After playing for the NFL’s Cincinnati Bengals between 1995–1998 and the then Washington Redskins from 1999–2002, Shade was a special teams and defensive passing game coordinator at Samford University, was cornerbacks coach at Georgia State and an assistant special teams coach with the Cleveland Browns before replacing Patrick Nix as head coach at Pinson Valley High. His Indians went 12-2 in his first season, which ended with a state title.
While Shade will replace Ruffin as head coach, Watson will replace Ruffin as AD, a decision Knight called “a no-brainer.”
“I’ve gotten resumes from people saying they want to apply for the athletic director position and I’m like, ‘Oh, we don’t have one open,’” Knight mused. “We decided (to) just take care of that and put that to rest. Coach Watson’s successful coaching career, his vision for the athletic program, his successful fundraising efforts and his management skills are just what we need to continue to inspire student athletes and build onto the rich history and championship mentality that we have here at Miles College.”
That “championship mentality” included Ruffin leading the football program in particular and the athletic program overall.
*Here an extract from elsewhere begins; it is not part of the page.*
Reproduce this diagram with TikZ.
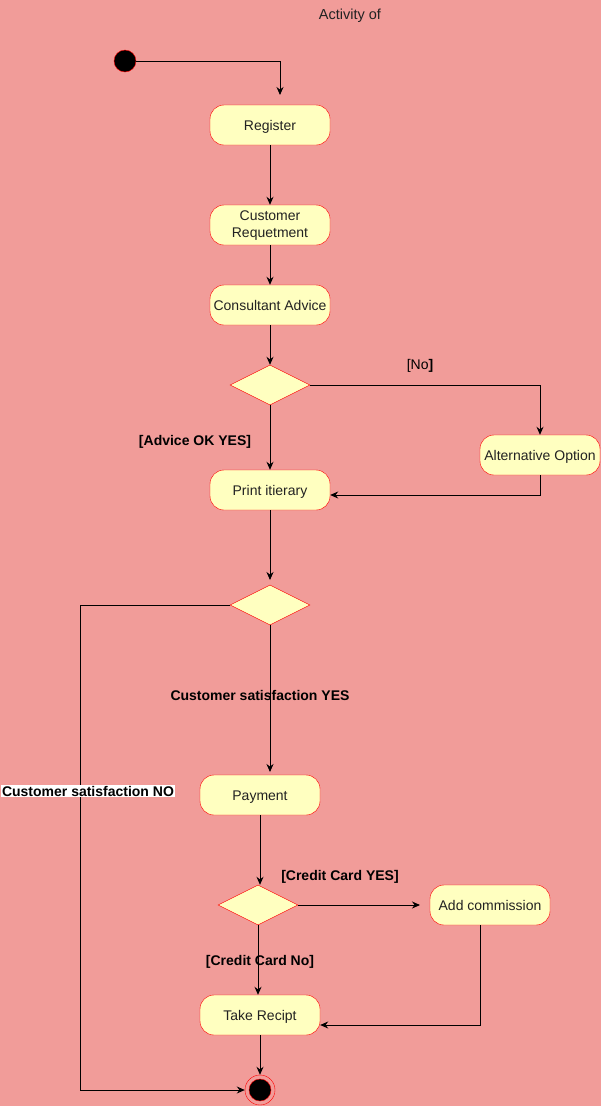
\documentclass[tikz,border=0pt]{standalone}
\usepackage{fontspec}
\setmainfont{Liberation Sans}
\usetikzlibrary{shapes.geometric,arrows.meta,positioning}
\definecolor{bgc}{HTML}{F19C99}
\definecolor{boxfill}{HTML}{FFFFC0}
\definecolor{txt}{HTML}{222222}
\begin{document}
\begin{tikzpicture}[x=1pt,y=-1pt,
  act/.style={rectangle,rounded corners=14pt,draw=red,fill=boxfill,minimum width=120pt,minimum height=40pt,inner sep=0pt,font=\fontsize{14}{17}\selectfont,text=txt,align=center},
  oneline/.style={text height=11pt,text depth=1pt},
  dec/.style={diamond,draw=red,fill=boxfill,minimum width=80pt,minimum height=40pt,inner sep=0pt,aspect=2},
  flow/.style={draw=black,line width=0.9pt,-{Stealth[length=8pt,width=7pt]}},
  lbl/.style={font=\bfseries\fontsize{14}{16}\selectfont,text=black,inner sep=1pt}]
\fill[bgc] (0,0) rectangle (601,1106);
\useasboundingbox (0,0) rectangle (601,1106);
\node[text=txt,font=\fontsize{14.5}{16}\selectfont] (title) at (350,16) {Activity of};
\node[circle,draw=red,fill=black,minimum size=22pt,inner sep=0pt] (start) at (125,61) {};
\node[act,oneline] (reg) at (270,125) {Register};
\node[act] (creq) at (270,225) {\rule{0pt}{11pt}Customer\\Requetment};
\node[act,oneline] (cadv) at (270,305) {Consultant Advice};
\node[dec] (d1) at (270,385) {};
\node[act,oneline] (alt) at (540,455) {Alternative Option};
\node[act,oneline] (print) at (270,490) {Print itierary};
\node[dec] (d2) at (270,605) {};
\node[act,oneline] (pay) at (260,795) {Payment};
\node[dec] (d3) at (258,905) {};
\node[act,oneline] (comm) at (490,905) {Add commission};
\node[act,oneline] (take) at (260,1015) {Take Recipt};
\node[circle,draw=red,fill=none,minimum size=30pt,inner sep=0pt] (endo) at (260,1090) {};
\node[circle,draw=red,fill=black,minimum size=22pt,inner sep=0pt] (endi) at (260,1090) {};
\coordinate (a0) at (280,95);
\draw[flow] (start.east) -| (a0);
\draw[flow] (reg.south) -- (creq.north);
\draw[flow] (creq.south) -- (cadv.north);
\draw[flow] (cadv.south) -- (d1.north);
\draw[flow] (d1.east) -| (alt.north);
\draw[flow] (d1.south) -- (print.north);
\draw[flow] (alt.south) |- (print.east |- 0,495);
\coordinate (a2) at (270,580);
\draw[flow] (print.south) -- (a2);
\coordinate (a3) at (270,772);
\draw[flow] (d2.south) -- (a3);
\coordinate (nl) at (80,605);
\draw[flow] (d2.west) -- (nl) |- (endo.west);
\draw[flow] (pay.south) -- (d3.north -| pay.south);
\coordinate (a4) at (420,905);
\draw[flow] (d3.east) -- (a4);
\draw[flow] (d3.south) -- (take.north -| d3.south);
\draw[flow] (comm.south -| 480,0) |- (take.east |- 0,1025);
\draw[flow] (take.south) -- (endo.north);
\node[lbl] (lno) at (420,366) {\mdseries [No\textbf{]}};
\node[lbl] (lyes) at (195,441.5) {[Advice OK YES]};
\node[lbl] (lcsy) at (260,695.5) {Customer satisfaction YES};
\node[lbl,fill=white] (lcsn) at (88,791) {Customer satisfaction NO};
\node[lbl] (lccy) at (340,876.5) {[Credit Card YES]};
\node[lbl] (lccn) at (260,961.5) {[Credit Card No]};
\end{tikzpicture}
\end{document}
In nine seasons, Ruffin led the Golden Bears program to four SIAC football championship titles, two NCAA playoff appearances and an NCAA Division II bowl appearance.
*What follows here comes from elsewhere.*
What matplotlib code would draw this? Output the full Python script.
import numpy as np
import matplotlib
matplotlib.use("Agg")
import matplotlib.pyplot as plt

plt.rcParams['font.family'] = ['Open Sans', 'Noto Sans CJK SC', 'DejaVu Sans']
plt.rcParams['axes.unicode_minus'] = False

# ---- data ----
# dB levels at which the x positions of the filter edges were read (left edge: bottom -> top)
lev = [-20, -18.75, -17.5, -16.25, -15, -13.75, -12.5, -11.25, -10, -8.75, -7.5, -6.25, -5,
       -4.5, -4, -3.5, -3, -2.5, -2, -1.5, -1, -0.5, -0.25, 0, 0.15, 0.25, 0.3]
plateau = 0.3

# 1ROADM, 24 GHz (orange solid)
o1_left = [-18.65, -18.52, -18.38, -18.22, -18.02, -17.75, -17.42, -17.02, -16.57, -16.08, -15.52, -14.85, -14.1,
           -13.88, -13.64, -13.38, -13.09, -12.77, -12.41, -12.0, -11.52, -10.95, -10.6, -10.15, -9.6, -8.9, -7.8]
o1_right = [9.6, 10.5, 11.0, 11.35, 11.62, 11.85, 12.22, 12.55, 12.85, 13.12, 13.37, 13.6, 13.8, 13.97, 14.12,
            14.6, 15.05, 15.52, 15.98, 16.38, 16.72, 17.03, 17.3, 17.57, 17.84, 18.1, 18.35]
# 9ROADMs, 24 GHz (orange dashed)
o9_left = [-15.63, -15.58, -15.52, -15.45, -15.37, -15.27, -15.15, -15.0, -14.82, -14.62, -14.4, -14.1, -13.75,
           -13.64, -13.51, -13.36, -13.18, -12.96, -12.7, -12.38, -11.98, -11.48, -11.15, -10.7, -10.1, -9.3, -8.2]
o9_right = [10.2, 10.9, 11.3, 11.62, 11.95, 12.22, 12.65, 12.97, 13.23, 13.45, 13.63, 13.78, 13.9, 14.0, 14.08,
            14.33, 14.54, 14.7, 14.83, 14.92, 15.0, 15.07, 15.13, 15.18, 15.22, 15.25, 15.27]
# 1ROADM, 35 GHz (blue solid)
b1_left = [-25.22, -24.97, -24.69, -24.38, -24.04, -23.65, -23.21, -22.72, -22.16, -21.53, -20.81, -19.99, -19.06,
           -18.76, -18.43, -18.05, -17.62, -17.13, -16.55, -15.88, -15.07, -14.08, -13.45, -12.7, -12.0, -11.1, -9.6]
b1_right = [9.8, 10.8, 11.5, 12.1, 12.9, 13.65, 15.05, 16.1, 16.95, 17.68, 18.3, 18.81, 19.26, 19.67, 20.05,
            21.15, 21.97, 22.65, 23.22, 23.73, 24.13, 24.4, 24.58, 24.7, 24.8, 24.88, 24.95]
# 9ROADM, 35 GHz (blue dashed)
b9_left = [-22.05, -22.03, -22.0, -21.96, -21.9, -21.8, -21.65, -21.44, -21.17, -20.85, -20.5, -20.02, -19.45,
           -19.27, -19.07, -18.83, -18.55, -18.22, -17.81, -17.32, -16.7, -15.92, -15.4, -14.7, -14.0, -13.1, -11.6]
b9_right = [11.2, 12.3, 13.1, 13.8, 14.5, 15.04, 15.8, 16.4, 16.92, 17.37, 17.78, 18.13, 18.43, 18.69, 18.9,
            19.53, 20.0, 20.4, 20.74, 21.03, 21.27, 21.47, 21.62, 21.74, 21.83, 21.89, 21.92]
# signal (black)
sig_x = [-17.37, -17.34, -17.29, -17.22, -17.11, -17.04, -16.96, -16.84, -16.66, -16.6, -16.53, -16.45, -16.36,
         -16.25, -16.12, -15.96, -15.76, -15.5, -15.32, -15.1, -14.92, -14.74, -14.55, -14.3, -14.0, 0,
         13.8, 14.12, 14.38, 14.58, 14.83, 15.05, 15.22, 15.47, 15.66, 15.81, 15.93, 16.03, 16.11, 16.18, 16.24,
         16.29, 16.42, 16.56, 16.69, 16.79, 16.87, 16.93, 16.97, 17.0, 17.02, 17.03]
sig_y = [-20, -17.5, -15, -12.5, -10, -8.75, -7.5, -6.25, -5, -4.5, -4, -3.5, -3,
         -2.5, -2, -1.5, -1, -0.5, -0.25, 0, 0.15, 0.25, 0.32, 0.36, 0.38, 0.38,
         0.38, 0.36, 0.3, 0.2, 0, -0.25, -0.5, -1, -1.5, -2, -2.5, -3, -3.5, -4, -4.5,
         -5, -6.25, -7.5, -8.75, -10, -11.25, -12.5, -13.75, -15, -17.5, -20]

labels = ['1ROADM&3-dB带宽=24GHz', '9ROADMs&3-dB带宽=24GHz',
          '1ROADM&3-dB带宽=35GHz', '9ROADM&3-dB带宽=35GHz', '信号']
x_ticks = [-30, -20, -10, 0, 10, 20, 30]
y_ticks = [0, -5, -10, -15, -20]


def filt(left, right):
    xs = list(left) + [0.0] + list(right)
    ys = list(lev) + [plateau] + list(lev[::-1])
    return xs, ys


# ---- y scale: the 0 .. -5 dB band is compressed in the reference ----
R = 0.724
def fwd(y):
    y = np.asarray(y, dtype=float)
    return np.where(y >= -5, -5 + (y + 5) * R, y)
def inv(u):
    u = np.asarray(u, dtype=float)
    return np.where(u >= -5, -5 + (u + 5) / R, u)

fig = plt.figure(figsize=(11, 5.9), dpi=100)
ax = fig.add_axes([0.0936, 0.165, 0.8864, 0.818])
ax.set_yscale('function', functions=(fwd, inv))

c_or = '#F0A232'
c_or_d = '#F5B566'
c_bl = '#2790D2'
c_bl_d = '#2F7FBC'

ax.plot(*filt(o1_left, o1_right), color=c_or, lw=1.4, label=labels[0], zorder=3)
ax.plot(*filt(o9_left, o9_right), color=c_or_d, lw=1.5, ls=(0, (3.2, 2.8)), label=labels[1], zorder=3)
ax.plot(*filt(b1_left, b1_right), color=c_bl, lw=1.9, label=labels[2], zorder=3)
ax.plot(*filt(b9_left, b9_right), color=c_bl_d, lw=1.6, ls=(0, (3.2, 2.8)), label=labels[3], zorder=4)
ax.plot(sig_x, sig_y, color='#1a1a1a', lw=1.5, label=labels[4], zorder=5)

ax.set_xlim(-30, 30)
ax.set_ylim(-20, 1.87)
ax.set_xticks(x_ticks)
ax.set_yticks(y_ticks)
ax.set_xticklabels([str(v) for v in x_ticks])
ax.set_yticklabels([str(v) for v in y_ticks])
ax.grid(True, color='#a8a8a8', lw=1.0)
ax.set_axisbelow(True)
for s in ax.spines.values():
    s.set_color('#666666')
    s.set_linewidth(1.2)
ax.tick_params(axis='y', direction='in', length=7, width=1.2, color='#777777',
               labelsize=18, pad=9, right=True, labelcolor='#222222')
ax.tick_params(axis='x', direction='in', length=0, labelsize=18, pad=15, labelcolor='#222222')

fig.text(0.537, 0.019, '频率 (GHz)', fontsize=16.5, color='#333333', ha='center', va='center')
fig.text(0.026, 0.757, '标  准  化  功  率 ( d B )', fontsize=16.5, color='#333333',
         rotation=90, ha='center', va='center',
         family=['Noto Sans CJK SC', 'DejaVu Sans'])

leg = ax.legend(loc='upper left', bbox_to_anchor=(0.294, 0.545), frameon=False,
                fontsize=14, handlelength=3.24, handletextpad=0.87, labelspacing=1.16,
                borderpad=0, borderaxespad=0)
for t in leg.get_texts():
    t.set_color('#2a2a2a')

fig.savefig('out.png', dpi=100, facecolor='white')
During that stretch, Miles won two championship titles in basketball, a Western Division championship in women’s basketball, a Western Division championship in baseball and a Golf D2 PGA Works National championship.
That resume would yield some big shoes to fill for Shade and Watson but neither shied away from the challenge.
“No shoes have ever been bigger for me to fill than those of my father,” Watson said. “The skills and the traits that [my father] instilled in me as a young man – being a good father, being a good husband, being a servant leader – are the same skills and traits I’ve used to be successful as a college basketball coach and the same skills and traits I’ll use to be a successful athletic director.”